My continued series about unloading my wagon of emotional baggage:

“Don’t disappoint others.” This was one of many mandates I internalized during my childhood. This comes from my earliest role and my perceived job in the family. That’s the subject of a bunch of writing I don’t have time for now. This need to not disappoint others took many forms ranging from a general demand to be nice to a more specific need to make good grades.

frustrationLearning not to disappoint others carries with it lots of perks. People love a kid, or an adult, who will say “Yes” to almost anything. This mandate also created lots of situations where I said, “Yes,” and went on to resent the person and despise the task I agreed to. While my voice was saying, “Yes,” because that’s what I was supposed to say, every other part of my being was saying, “Hell, no.”

I have learned over time to say “No” to some things. I have learned that it pays to give myself a few minutes (or days) before giving a response when I sense an inner conflict. That allows me time to check out my real desire, my schedule, my attitude, and lots of other things that go into agreeing to do something. I’m must better at saying, “I’ll get back later and let you know.” When I do that, I’m much better at saying, “No, but thanks.”
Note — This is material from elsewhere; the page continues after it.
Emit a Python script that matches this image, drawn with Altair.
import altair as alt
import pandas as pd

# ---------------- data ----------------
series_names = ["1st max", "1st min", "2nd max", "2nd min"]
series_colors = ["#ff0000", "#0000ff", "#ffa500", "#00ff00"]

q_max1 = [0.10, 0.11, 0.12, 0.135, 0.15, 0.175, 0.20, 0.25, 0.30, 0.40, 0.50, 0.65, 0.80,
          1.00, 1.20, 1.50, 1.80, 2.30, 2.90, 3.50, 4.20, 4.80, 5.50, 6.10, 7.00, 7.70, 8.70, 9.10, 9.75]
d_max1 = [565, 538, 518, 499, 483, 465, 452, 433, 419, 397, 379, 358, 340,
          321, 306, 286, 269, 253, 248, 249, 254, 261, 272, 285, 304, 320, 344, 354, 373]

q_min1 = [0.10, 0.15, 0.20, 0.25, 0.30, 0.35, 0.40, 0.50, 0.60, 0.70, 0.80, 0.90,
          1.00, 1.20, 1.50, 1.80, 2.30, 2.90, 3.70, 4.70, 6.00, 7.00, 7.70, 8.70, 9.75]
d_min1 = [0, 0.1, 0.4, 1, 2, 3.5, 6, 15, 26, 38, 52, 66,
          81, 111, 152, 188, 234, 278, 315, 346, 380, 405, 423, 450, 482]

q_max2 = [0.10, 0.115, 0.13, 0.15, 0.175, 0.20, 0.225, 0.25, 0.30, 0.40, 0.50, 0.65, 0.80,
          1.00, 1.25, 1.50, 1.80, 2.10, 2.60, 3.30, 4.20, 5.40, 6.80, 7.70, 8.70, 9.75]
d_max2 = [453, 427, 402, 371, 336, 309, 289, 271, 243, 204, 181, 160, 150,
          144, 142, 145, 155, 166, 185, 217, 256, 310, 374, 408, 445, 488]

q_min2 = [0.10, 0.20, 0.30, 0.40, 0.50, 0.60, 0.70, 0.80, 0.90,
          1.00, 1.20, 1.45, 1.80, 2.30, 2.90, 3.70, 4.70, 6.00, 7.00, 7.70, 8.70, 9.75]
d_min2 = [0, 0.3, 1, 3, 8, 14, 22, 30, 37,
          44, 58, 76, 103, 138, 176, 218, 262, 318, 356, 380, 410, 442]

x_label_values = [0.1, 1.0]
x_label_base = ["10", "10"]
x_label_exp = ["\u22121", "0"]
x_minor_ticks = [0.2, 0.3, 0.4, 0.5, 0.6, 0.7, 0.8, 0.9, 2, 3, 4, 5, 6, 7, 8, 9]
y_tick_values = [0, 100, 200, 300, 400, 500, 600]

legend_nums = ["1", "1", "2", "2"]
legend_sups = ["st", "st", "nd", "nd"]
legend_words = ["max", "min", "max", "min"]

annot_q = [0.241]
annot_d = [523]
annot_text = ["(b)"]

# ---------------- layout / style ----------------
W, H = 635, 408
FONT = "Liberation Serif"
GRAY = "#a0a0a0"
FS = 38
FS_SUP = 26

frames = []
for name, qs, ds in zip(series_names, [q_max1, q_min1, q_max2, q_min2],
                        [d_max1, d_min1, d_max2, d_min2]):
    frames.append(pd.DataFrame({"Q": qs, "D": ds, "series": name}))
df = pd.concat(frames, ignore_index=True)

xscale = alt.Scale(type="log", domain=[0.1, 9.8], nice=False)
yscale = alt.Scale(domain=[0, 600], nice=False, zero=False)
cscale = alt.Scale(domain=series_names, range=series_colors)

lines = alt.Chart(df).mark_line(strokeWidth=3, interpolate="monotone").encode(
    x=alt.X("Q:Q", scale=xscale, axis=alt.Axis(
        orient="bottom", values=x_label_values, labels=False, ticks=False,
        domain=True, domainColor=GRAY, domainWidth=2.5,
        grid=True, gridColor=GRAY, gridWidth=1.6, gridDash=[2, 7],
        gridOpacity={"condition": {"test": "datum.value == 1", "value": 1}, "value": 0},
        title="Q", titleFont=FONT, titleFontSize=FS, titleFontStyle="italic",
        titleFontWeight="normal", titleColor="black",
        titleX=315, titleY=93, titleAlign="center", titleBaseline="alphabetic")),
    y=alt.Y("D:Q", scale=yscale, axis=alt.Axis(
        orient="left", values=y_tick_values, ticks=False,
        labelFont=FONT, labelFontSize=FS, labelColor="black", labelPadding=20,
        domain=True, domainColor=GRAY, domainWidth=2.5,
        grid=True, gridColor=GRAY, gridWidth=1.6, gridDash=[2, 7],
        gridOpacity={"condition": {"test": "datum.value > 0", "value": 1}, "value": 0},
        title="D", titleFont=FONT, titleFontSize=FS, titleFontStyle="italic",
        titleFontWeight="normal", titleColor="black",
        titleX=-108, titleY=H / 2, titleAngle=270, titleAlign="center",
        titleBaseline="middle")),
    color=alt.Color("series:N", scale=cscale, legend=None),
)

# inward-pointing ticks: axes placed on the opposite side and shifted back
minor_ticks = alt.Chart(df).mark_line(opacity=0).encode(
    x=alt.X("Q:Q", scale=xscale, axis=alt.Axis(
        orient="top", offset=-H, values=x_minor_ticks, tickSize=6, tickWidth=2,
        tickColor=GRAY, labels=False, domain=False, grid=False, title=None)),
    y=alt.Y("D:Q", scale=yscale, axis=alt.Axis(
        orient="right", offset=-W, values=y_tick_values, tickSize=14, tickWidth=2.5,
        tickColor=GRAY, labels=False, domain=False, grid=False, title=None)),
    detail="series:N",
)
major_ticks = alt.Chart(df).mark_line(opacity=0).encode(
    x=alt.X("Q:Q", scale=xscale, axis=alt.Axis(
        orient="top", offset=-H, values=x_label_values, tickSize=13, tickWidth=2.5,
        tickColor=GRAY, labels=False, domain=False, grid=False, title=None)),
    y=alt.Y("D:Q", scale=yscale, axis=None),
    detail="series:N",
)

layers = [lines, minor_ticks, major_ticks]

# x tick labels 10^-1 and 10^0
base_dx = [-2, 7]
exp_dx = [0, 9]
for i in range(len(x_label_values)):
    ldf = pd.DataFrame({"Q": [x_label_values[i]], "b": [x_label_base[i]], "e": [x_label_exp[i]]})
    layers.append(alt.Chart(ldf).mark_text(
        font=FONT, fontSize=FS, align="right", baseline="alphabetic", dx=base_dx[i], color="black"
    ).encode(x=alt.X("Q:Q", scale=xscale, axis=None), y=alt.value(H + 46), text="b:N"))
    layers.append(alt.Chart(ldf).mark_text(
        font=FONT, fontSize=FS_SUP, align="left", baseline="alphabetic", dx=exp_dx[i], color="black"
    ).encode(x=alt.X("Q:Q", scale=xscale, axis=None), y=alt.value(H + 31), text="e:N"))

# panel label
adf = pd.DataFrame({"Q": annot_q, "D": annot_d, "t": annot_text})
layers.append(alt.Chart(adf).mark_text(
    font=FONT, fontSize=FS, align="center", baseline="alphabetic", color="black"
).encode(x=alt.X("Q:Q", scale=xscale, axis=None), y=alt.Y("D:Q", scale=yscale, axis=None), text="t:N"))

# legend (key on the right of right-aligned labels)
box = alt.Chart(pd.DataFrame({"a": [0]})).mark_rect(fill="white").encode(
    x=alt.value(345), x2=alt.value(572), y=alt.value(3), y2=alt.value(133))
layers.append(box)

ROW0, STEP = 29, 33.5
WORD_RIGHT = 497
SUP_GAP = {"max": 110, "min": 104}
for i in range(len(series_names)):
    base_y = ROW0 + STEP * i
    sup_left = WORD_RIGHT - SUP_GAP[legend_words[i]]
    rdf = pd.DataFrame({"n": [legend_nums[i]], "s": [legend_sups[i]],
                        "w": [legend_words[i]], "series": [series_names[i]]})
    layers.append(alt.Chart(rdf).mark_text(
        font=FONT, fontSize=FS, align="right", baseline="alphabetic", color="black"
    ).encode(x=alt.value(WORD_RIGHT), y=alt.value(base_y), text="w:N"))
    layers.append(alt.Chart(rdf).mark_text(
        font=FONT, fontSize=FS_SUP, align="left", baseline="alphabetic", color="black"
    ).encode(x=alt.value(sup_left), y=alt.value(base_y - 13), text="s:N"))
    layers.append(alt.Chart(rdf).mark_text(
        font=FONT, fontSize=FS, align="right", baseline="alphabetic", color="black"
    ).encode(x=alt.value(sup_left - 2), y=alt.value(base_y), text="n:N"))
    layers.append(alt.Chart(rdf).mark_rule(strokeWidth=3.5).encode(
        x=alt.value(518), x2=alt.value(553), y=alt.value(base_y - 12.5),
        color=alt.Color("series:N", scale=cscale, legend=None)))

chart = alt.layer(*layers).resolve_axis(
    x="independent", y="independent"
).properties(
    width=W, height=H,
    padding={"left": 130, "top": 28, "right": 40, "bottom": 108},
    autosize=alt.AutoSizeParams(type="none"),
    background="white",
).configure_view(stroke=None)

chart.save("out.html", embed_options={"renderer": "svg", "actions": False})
Just this weekend, I got one of those “opportunities” to help someone with a task I didn’t really want to do. I gave my “I’ll get back to you” response and thought about it. Eventually I agreed to help, but before I did that, I came to an agreement with myself. If I am going to do this, I have to do it on purpose. I have to do it knowing what I’m getting into, with full willingness to get into it. I also decided I would not whine about it once I’m in it. The whining and wishing for it to be over is a sure sign I am being pushed along by my mandate.

The willingness to get into it and give it my best effort, on purpose, makes a huge difference to me. It becomes MY job. When I do it on purpose rather than avoid disappointing others, I can be more fully present in the work. In fact, I am going back to work later this morning, and I am looking forward to it.

I continue to unload the fear of disappointing others from my wagon. I suspect like most things, it will be a life-long project, but I am learning that disappointing others is not the worst thing in the world, for me or for them. They often have less invested in my response than I do. To them, it is just a request. I’m the one who makes it a mandate. I’m the one who pins my own sense of worth and well-being on the situation. But I’m getting better. I have said “No” many times now and lived to tell about it.